Problem to work on: Without the pictures, extract every line from the start of the material to the line containing "tanh_x = [1000, 197, 85, 55.4, 39.3, 31.6]", both ends included.

Data lines:
┌──
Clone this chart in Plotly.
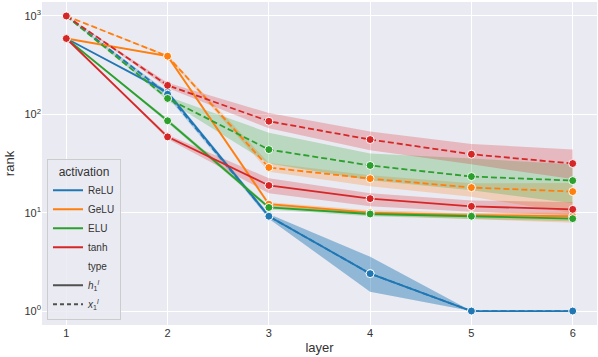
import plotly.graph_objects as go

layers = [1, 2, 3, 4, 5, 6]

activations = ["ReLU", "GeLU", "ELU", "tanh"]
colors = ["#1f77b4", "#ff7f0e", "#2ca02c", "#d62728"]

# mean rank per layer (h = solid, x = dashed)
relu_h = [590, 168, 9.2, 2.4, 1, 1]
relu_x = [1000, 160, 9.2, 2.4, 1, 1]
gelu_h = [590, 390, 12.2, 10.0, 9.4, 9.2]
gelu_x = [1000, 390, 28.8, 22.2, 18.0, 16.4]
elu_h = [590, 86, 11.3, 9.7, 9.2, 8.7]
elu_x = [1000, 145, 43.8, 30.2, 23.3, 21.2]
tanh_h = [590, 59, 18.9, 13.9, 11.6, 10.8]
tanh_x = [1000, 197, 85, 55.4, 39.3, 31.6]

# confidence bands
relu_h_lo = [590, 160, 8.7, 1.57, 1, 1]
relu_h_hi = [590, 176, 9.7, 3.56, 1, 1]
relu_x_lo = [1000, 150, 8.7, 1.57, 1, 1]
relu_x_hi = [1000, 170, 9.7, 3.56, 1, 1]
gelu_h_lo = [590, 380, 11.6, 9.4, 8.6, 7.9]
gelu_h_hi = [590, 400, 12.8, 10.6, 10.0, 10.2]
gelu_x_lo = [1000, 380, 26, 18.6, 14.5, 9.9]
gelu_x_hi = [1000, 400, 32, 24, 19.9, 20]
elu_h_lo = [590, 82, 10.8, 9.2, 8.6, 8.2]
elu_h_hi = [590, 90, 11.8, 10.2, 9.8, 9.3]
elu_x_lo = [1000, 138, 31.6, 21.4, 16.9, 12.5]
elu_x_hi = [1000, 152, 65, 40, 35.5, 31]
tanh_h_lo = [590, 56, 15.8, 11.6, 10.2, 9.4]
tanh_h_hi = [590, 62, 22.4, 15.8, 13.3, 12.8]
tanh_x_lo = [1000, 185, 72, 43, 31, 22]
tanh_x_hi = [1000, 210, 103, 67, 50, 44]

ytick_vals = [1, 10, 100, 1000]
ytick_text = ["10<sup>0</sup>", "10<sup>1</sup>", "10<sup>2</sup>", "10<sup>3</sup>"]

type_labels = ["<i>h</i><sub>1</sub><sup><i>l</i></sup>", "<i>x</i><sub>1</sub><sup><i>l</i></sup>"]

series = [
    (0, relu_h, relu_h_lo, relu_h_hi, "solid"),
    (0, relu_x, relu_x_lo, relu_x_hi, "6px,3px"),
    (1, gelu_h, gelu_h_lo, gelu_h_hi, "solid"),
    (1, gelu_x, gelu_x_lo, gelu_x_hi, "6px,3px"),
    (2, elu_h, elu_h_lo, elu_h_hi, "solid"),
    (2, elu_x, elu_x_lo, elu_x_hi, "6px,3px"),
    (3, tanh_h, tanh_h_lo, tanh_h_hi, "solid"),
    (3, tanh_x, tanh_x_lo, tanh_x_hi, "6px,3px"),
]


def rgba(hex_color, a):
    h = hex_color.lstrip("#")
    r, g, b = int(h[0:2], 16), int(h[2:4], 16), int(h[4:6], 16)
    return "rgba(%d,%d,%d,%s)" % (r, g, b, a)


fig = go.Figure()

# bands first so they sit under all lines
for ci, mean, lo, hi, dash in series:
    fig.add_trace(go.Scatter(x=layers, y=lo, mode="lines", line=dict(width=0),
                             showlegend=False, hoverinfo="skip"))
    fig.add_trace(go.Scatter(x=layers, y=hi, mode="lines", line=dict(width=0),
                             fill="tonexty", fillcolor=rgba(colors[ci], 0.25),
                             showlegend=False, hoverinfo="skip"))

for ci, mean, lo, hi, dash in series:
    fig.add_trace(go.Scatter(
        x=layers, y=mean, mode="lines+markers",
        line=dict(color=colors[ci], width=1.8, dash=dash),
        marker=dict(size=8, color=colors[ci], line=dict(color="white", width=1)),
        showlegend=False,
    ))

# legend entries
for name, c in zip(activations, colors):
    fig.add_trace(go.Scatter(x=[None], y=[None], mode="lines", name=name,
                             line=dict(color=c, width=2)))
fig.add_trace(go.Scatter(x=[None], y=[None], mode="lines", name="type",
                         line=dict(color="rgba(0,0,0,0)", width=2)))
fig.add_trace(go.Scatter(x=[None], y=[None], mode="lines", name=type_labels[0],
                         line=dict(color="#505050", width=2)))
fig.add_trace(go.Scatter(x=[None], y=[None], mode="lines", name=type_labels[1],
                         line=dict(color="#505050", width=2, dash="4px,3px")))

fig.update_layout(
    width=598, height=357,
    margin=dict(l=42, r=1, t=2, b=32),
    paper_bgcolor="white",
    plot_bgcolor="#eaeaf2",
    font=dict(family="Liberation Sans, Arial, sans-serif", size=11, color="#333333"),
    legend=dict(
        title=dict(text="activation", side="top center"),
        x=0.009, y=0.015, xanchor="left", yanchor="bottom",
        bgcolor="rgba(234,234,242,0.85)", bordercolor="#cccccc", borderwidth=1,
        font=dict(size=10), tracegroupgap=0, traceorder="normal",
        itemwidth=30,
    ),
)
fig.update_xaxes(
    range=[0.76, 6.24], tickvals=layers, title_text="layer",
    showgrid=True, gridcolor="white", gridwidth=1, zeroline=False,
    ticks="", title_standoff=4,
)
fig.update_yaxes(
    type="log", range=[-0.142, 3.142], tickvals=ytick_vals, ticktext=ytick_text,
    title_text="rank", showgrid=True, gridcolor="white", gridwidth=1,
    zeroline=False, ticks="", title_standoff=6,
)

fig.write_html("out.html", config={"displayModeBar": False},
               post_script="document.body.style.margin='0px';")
└──
Written response:
Clone this chart in Plotly.
import plotly.graph_objects as go

layers = [1, 2, 3, 4, 5, 6]

activations = ["ReLU", "GeLU", "ELU", "tanh"]
colors = ["#1f77b4", "#ff7f0e", "#2ca02c", "#d62728"]

# mean rank per layer (h = solid, x = dashed)
relu_h = [590, 168, 9.2, 2.4, 1, 1]
relu_x = [1000, 160, 9.2, 2.4, 1, 1]
gelu_h = [590, 390, 12.2, 10.0, 9.4, 9.2]
gelu_x = [1000, 390, 28.8, 22.2, 18.0, 16.4]
elu_h = [590, 86, 11.3, 9.7, 9.2, 8.7]
elu_x = [1000, 145, 43.8, 30.2, 23.3, 21.2]
tanh_h = [590, 59, 18.9, 13.9, 11.6, 10.8]
tanh_x = [1000, 197, 85, 55.4, 39.3, 31.6]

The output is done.